Navy, Trump planning biggest fleet expansion since Cold War

News
Petty Officer 1st Class Matthew Estep watches the USS Wasp transit the Mediterranean Sea on Oct. 12, 2016.   Nathan Wilkes/U.S. Navy
Petty Officer 1st Class Matthew Estep watches the USS Wasp transit the Mediterranean Sea on Oct. 12, 2016. Nathan Wilkes/U.S. Navy

Navy, Trump planning biggest fleet expansion since Cold War

by: David Sharp | .
Associated Press | .
published: January 09, 2017

BATH, Maine — With President-elect Donald Trump demanding more ships, the Navy is proposing the biggest shipbuilding boom since the end of the Cold War to meet threats from a resurgent Russia and saber-rattling China.

The Navy's 355-ship proposal released last month is even larger than what the Republican Trump had promoted on the campaign trail, providing a potential boost to shipyards that have struggled because budget caps that have limited money funding for ships.

At Maine's Bath Iron Works, workers worried about the future want to build more ships but wonder where the billions of dollars will come from.

"Whether Congress and the government can actually fund it, is a whole other ball game," said Rich Nolan, president of the shipyard's largest union.

Boosting shipbuilding to meet the Navy's 355-ship goal could require an additional $5 billion to $5.5 billion in annual spending in the Navy's 30-year projection, according to an estimate by naval analyst Ronald O'Rourke at the Congressional Research Service.

The Navy's revised Force Structure Assessment calls for adding another 47 ships including an aircraft carrier built in Virginia, 16 large surface warships built in Maine and Mississippi, and 18 attack submarines built in Connecticut, Rhode Island and Virginia. It also calls for more amphibious assault ships, expeditionary transfer docks and support ships.

In addition to being good for national security, a larger fleet would be better for both the sailors, who'd enjoy shorter deployments, and for the ships, which would have more down time for maintenance, said Matthew Paxton, president of the Shipbuilders Council of America, which represents most of the major Navy shipbuilders.

"Russia and China are going to continue to build up their navies," he said. "The complexities aren't going to get any easier. The Navy, more than any of the services, is our forward presence. We're going to need this Navy."

Many defense analysts agree that military capabilities have been degraded in recent years, especially when it comes to warships, aircraft and tanks.

The key is finding a way to increase Navy shipbuilding to achieve defense and economic gains "in a fiscally responsible way that does not pass the bill along to our children," said independent Sen.
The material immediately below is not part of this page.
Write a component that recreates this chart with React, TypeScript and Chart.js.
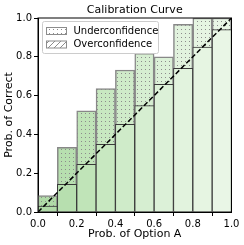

Angus King of Maine, a member of the Armed Services Committee.

Even when Trump takes office, no one envisions a return to the heady days during the Cold War when workers were wiring, welding, grinding, pounding and plumbing ships at a furious pace to meet President Ronald Reagan's audacious goal of a 600ship Navy.

The Navy currently has 274 deployable battle force ships, far short of its old goal of 308 ships.

Lawrence J. Korb, a retired naval officer and former assistant defense secretary under Reagan, said the Navy's request isn't realistic unless the Trump administration is willing to take the budget "to levels we've never seen."

"You never have enough money to buy a perfect defense. You have to make trade-offs," said Korb, senior fellow at the Center for American Progress.

But investors apparently are betting on more ships.

General Dynamics, which owns Bath Iron Works, Connecticut-based Electric Boat and California-based NASSCO, and Huntington Ingalls, which owns major shipyards in Virginia and in Mississippi, have both seen stock prices creep upward since the election.

"To the generic military shipbuilder, it's a bull market right now," said Ronald Epstein, an analyst at Bank of America's Merrill Lynch division.

In Bath, the 6,000 shipbuilders aren't going to count their eggs before they hatch.

"A lot of people are hopeful that it'll happen," Nolan said. "But they're taking a wait-and-see approach. They've heard it before and then seen it not come to fruition."